Cruise Charters With Gohagan & Co.

Aerial view of Vung Vieng, Halong Bay - Hien Phung / Adobe Stock

We recently tried something new. Gohagan & Co., a tour operator specializing in chartering small luxury ships, offered a complimentary Vietnam cruise to the Andrew Harper editorial team. Ordinarily we don’t entertain such proposals. But with encouragement from our long-suffering accountant, I accepted the offer with the caveat that I would not hold back from criticism in my review. The Gohagan office was aware of my identity, but as far as the other passengers, local guides and cruise staff were concerned, my traveling companion and I were ordinary guests.
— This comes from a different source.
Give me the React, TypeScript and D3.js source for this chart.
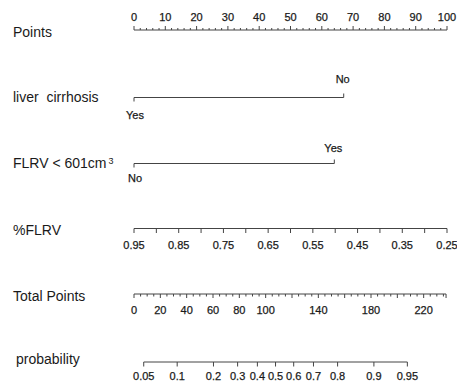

Once we arrived in Asia, the tour went beautifully. We started with a stay at the Sofitel Legend Metropole Hanoi, a longtime favorite hotel of mine, followed by a cruise down Vietnam’s magnificent coast aboard Ponant’s Le Lapérouse (see our review). Gohagan chartered the entire plush 92-cabin vessel (though our sociable group numbered fewer than 80 people), which gave it full control of shore excursions. We hit major highlights of Vietnam — Ha Long Bay, Hue, Danang, Hoi An — on well-organized outings ideal for first-time visitors to the country. The small size of our ship allowed us to sail up the Saigon River and dock in downtown Ho Chi Minh City, where we all disembarked. We separated here from the rest of the group, which continued on to Siem Reap, Cambodia, to explore Angkor Wat and other nearby temples.

Deck 3 aboard the Le Lapérouse, Vietnam - Gaby Girotto
Floating market, Halong Bay - Jaimie Ho / Getty Images
Small boats cruising Ha Long Bay - Rick Almeida
Entrance at the Thien Cung Cave, Ha Long Bay -Gaby Girotto
Gate inside the Imperial City, Hue - Gaby Girotto
Le Lapérouse docked at Ho Chi Minh City - Rick Almeida
Ho Chi Minh Statue in front of People's Committee Building, Ho Chi Minh City - Gaby Girotto

The itinerary was lovely, but what set it apart were the several special guests Gohagan arranged to have accompany the group. Phan Thi Kim Phuc, famously photographed as a child running from a napalm attack during the Vietnam War, gave deeply moving talks about her journey from resentment and rage to forgiveness and hope. Nick Ut, who captured that Pulitzer Prize-winning image, spoke about how his older brother, a photographer killed in the war, inspired him to pick up a camera himself. Journalist Jim Laurie told us about his time as a young reporter, covering the fall of Saigon and beyond. Professor Reiko Ohnuma, chair of the department of religion at Dartmouth, gave fascinating lectures about Buddhism. And award-winning photographer Mark Edward Harris taught helpful classes about making our vacation shots more compelling.